## [What needs to be done]
Leave out the pictures; transcribe all else exactly.

## [Given information]
'''

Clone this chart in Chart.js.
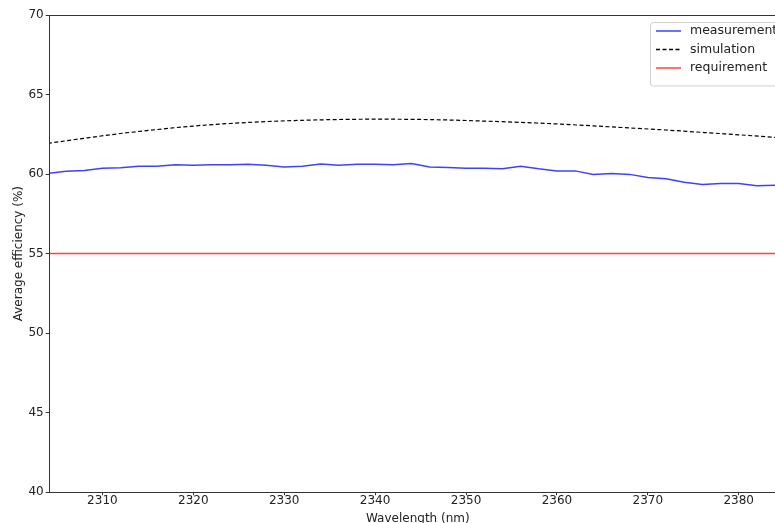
<!DOCTYPE html>
<html>
<head>
<meta charset="utf-8">
<script src="https://cdn.jsdelivr.net/npm/chart.js@4/dist/chart.umd.min.js"></script>
<style>
  html, body { margin: 0; padding: 0; background: #fff; overflow: hidden; }
  #wrap { width: 775px; height: 523px; overflow: hidden; }
</style>
</head>
<body>
<div id="wrap"><canvas id="chart" width="786" height="526"></canvas></div>
<script>
// ============================
// DATA
// ============================
const measWavelength = [2304, 2306, 2308, 2310, 2312, 2314, 2316, 2318, 2320, 2322,
  2324, 2326, 2328, 2330, 2332, 2334, 2336, 2338, 2340, 2342, 2344, 2346, 2348, 2350,
  2352, 2354, 2356, 2358, 2360, 2362, 2364, 2366, 2368, 2370, 2372, 2374, 2376, 2378,
  2380, 2382, 2384, 2386];
const measurement = [60.04, 60.17, 60.23, 60.36, 60.40, 60.49, 60.49, 60.58, 60.55, 60.58,
  60.58, 60.61, 60.55, 60.45, 60.49, 60.64, 60.55, 60.61, 60.61, 60.58, 60.67, 60.45, 60.42, 60.36,
  60.36, 60.33, 60.49, 60.33, 60.20, 60.20, 59.98, 60.04, 59.98, 59.79, 59.70, 59.48, 59.35, 59.41,
  59.41, 59.26, 59.29, 59.30];

const simWavelength = [2304, 2308, 2312, 2316, 2320, 2324, 2328, 2332, 2336, 2340, 2344,
  2348, 2352, 2356, 2360, 2364, 2368, 2372, 2376, 2380, 2384, 2388];
const simulation = [61.93, 62.25, 62.55, 62.80, 63.02, 63.18, 63.30, 63.38, 63.43, 63.45, 63.44,
  63.40, 63.33, 63.25, 63.15, 63.03, 62.90, 62.77, 62.62, 62.47, 62.30, 62.10];

const reqWavelength = [2300, 2390];
const requirement = [55, 55];

const seriesNames = ["measurement", "simulation", "requirement"];
const yTicks = [40, 45, 50, 55, 60, 65, 70];
const xTicks = [2310, 2320, 2330, 2340, 2350, 2360, 2370, 2380];

const pts = (xs, ys) => xs.map((x, i) => ({ x: x, y: ys[i] }));

// ============================
// PLUGINS (top spine + legend in axes)
// ============================
const topSpine = {
  id: "topSpine",
  afterDraw(chart){
    const a = chart.chartArea, c = chart.ctx;
    c.save();
    c.strokeStyle = "#333";
    c.lineWidth = 1;
    c.beginPath();
    c.moveTo(Math.round(a.left), Math.round(a.top) + 0.5);
    c.lineTo(Math.round(a.right), Math.round(a.top) + 0.5);
    c.stroke();
    c.restore();
  }
};

const boxLegend = {
  id: "boxLegend",
  afterDraw(chart){
    const a = chart.chartArea, c = chart.ctx;
    const ds = chart.data.datasets;
    c.save();
    c.font = "12.5px 'DejaVu Sans'";
    let w = 0;
    ds.forEach(d => { w = Math.max(w, c.measureText(d.label).width); });
    const boxW = 40 + w + 8, rowH = 18.5, boxH = ds.length * rowH + 8;
    const x0 = 650, y0 = a.top + 7;
    c.fillStyle = "rgba(255,255,255,0.85)";
    c.strokeStyle = "#d0d0d0";
    c.lineWidth = 1;
    c.beginPath();
    c.roundRect(x0 + 0.5, y0 + 0.5, boxW, boxH, 3);
    c.fill();
    c.stroke();
    ds.forEach((d, i) => {
      const y = y0 + 9 + rowH * i;
      c.strokeStyle = d.borderColor;
      c.lineWidth = 1.5;
      c.setLineDash(d.borderDash || []);
      c.beginPath();
      c.moveTo(x0 + 6, y);
      c.lineTo(x0 + 31, y);
      c.stroke();
      c.setLineDash([]);
      c.fillStyle = "#222";
      c.textBaseline = "middle";
      c.fillText(d.label, x0 + 40, y);
    });
    c.restore();
  }
};

// ============================
// CHART
// ============================
new Chart(document.getElementById("chart"), {
  type: "line",
  data: {
    datasets: [
      {
        label: seriesNames[0],
        data: pts(measWavelength, measurement),
        borderColor: "rgba(0,0,255,0.75)",
        borderWidth: 1.5,
        pointRadius: 0,
        tension: 0
      },
      {
        label: seriesNames[1],
        data: pts(simWavelength, simulation),
        borderColor: "#000",
        borderWidth: 1.2,
        borderDash: [4, 2.5],
        pointRadius: 0,
        cubicInterpolationMode: "monotone"
      },
      {
        label: seriesNames[2],
        data: pts(reqWavelength, requirement),
        borderColor: "rgba(255,0,0,0.75)",
        borderWidth: 1.5,
        pointRadius: 0
      }
    ]
  },
  options: {
    responsive: false,
    animation: false,
    layout: { padding: { left: 12, top: 15, right: 0, bottom: 0 } },
    plugins: {
      legend: { display: false },
      tooltip: { enabled: false }
    },
    scales: {
      x: {
        type: "linear",
        min: 2304.2,
        max: 2385.2,
        afterBuildTicks: s => { s.ticks = xTicks.map(v => ({ value: v })); },
        ticks: { color: "#222", font: { family: "DejaVu Sans", size: 12 }, padding: -2, maxRotation: 0,
                 callback: v => String(v) },
        grid: { drawOnChartArea: false, color: "#333", tickLength: 3 },
        border: { color: "#333" },
        title: { display: true, text: "Wavelength (nm)", color: "#222",
                 font: { family: "DejaVu Sans", size: 12 }, padding: { top: 6, bottom: 0 } }
      },
      y: {
        min: 40,
        max: 70,
        afterBuildTicks: s => { s.ticks = yTicks.map(v => ({ value: v })); },
        ticks: { color: "#222", font: { family: "DejaVu Sans", size: 12 }, padding: 2,
                 callback: v => String(v) },
        grid: { drawOnChartArea: false, color: "#333", tickLength: 4 },
        border: { color: "#333" },
        title: { display: true, text: "Average efficiency (%)", color: "#222",
                 font: { family: "DejaVu Sans", size: 12 }, padding: { top: 0, bottom: 0 } }
      }
    }
  },
  plugins: [topSpine, boxLegend]
});
</script>
</body>
</html>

'''

## [Finished task]
Clone this chart in Chart.js.
<!DOCTYPE html>
<html>
<head>
<meta charset="utf-8">
<script src="https://cdn.jsdelivr.net/npm/chart.js@4/dist/chart.umd.min.js"></script>
<style>
  html, body { margin: 0; padding: 0; background: #fff; overflow: hidden; }
  #wrap { width: 775px; height: 523px; overflow: hidden; }
</style>
</head>
<body>
<div id="wrap"><canvas id="chart" width="786" height="526"></canvas></div>
<script>
// ============================
// DATA
// ============================
const measWavelength = [2304, 2306, 2308, 2310, 2312, 2314, 2316, 2318, 2320, 2322,
  2324, 2326, 2328, 2330, 2332, 2334, 2336, 2338, 2340, 2342, 2344, 2346, 2348, 2350,
  2352, 2354, 2356, 2358, 2360, 2362, 2364, 2366, 2368, 2370, 2372, 2374, 2376, 2378,
  2380, 2382, 2384, 2386];
const measurement = [60.04, 60.17, 60.23, 60.36, 60.40, 60.49, 60.49, 60.58, 60.55, 60.58,
  60.58, 60.61, 60.55, 60.45, 60.49, 60.64, 60.55, 60.61, 60.61, 60.58, 60.67, 60.45, 60.42, 60.36,
  60.36, 60.33, 60.49, 60.33, 60.20, 60.20, 59.98, 60.04, 59.98, 59.79, 59.70, 59.48, 59.35, 59.41,
  59.41, 59.26, 59.29, 59.30];

const simWavelength = [2304, 2308, 2312, 2316, 2320, 2324, 2328, 2332, 2336, 2340, 2344,
  2348, 2352, 2356, 2360, 2364, 2368, 2372, 2376, 2380, 2384, 2388];
const simulation = [61.93, 62.25, 62.55, 62.80, 63.02, 63.18, 63.30, 63.38, 63.43, 63.45, 63.44,
  63.40, 63.33, 63.25, 63.15, 63.03, 62.90, 62.77, 62.62, 62.47, 62.30, 62.10];

const reqWavelength = [2300, 2390];
const requirement = [55, 55];

const seriesNames = ["measurement", "simulation", "requirement"];
const yTicks = [40, 45, 50, 55, 60, 65, 70];
const xTicks = [2310, 2320, 2330, 2340, 2350, 2360, 2370, 2380];

const pts = (xs, ys) => xs.map((x, i) => ({ x: x, y: ys[i] }));

// ============================
// PLUGINS (top spine + legend in axes)
// ============================
const topSpine = {
  id: "topSpine",
  afterDraw(chart){
    const a = chart.chartArea, c = chart.ctx;
    c.save();
    c.strokeStyle = "#333";
    c.lineWidth = 1;
    c.beginPath();
    c.moveTo(Math.round(a.left), Math.round(a.top) + 0.5);
    c.lineTo(Math.round(a.right), Math.round(a.top) + 0.5);
    c.stroke();
    c.restore();
  }
};

const boxLegend = {
  id: "boxLegend",
  afterDraw(chart){
    const a = chart.chartArea, c = chart.ctx;
    const ds = chart.data.datasets;
    c.save();
    c.font = "12.5px 'DejaVu Sans'";
    let w = 0;
    ds.forEach(d => { w = Math.max(w, c.measureText(d.label).width); });
    const boxW = 40 + w + 8, rowH = 18.5, boxH = ds.length * rowH + 8;
    const x0 = 650, y0 = a.top + 7;
    c.fillStyle = "rgba(255,255,255,0.85)";
    c.strokeStyle = "#d0d0d0";
    c.lineWidth = 1;
    c.beginPath();
    c.roundRect(x0 + 0.5, y0 + 0.5, boxW, boxH, 3);
    c.fill();
    c.stroke();
    ds.forEach((d, i) => {
      const y = y0 + 9 + rowH * i;
      c.strokeStyle = d.borderColor;
      c.lineWidth = 1.5;
      c.setLineDash(d.borderDash || []);
      c.beginPath();
      c.moveTo(x0 + 6, y);
      c.lineTo(x0 + 31, y);
      c.stroke();
      c.setLineDash([]);
      c.fillStyle = "#222";
      c.textBaseline = "middle";
      c.fillText(d.label, x0 + 40, y);
    });
    c.restore();
  }
};

// ============================
// CHART
// ============================
new Chart(document.getElementById("chart"), {
  type: "line",
  data: {
    datasets: [
      {
        label: seriesNames[0],
        data: pts(measWavelength, measurement),
        borderColor: "rgba(0,0,255,0.75)",
        borderWidth: 1.5,
        pointRadius: 0,
        tension: 0
      },
      {
        label: seriesNames[1],
        data: pts(simWavelength, simulation),
        borderColor: "#000",
        borderWidth: 1.2,
        borderDash: [4, 2.5],
        pointRadius: 0,
        cubicInterpolationMode: "monotone"
      },
      {
        label: seriesNames[2],
        data: pts(reqWavelength, requirement),
        borderColor: "rgba(255,0,0,0.75)",
        borderWidth: 1.5,
        pointRadius: 0
      }
    ]
  },
  options: {
    responsive: false,
    animation: false,
    layout: { padding: { left: 12, top: 15, right: 0, bottom: 0 } },
    plugins: {
      legend: { display: false },
      tooltip: { enabled: false }
    },
    scales: {
      x: {
        type: "linear",
        min: 2304.2,
        max: 2385.2,
        afterBuildTicks: s => { s.ticks = xTicks.map(v => ({ value: v })); },
        ticks: { color: "#222", font: { family: "DejaVu Sans", size: 12 }, padding: -2, maxRotation: 0,
                 callback: v => String(v) },
        grid: { drawOnChartArea: false, color: "#333", tickLength: 3 },
        border: { color: "#333" },
        title: { display: true, text: "Wavelength (nm)", color: "#222",
                 font: { family: "DejaVu Sans", size: 12 }, padding: { top: 6, bottom: 0 } }
      },
      y: {
        min: 40,
        max: 70,
        afterBuildTicks: s => { s.ticks = yTicks.map(v => ({ value: v })); },
        ticks: { color: "#222", font: { family: "DejaVu Sans", size: 12 }, padding: 2,
                 callback: v => String(v) },
        grid: { drawOnChartArea: false, color: "#333", tickLength: 4 },
        border: { color: "#333" },
        title: { display: true, text: "Average efficiency (%)", color: "#222",
                 font: { family: "DejaVu Sans", size: 12 }, padding: { top: 0, bottom: 0 } }
      }
    }
  },
  plugins: [topSpine, boxLegend]
});
</script>
</body>
</html>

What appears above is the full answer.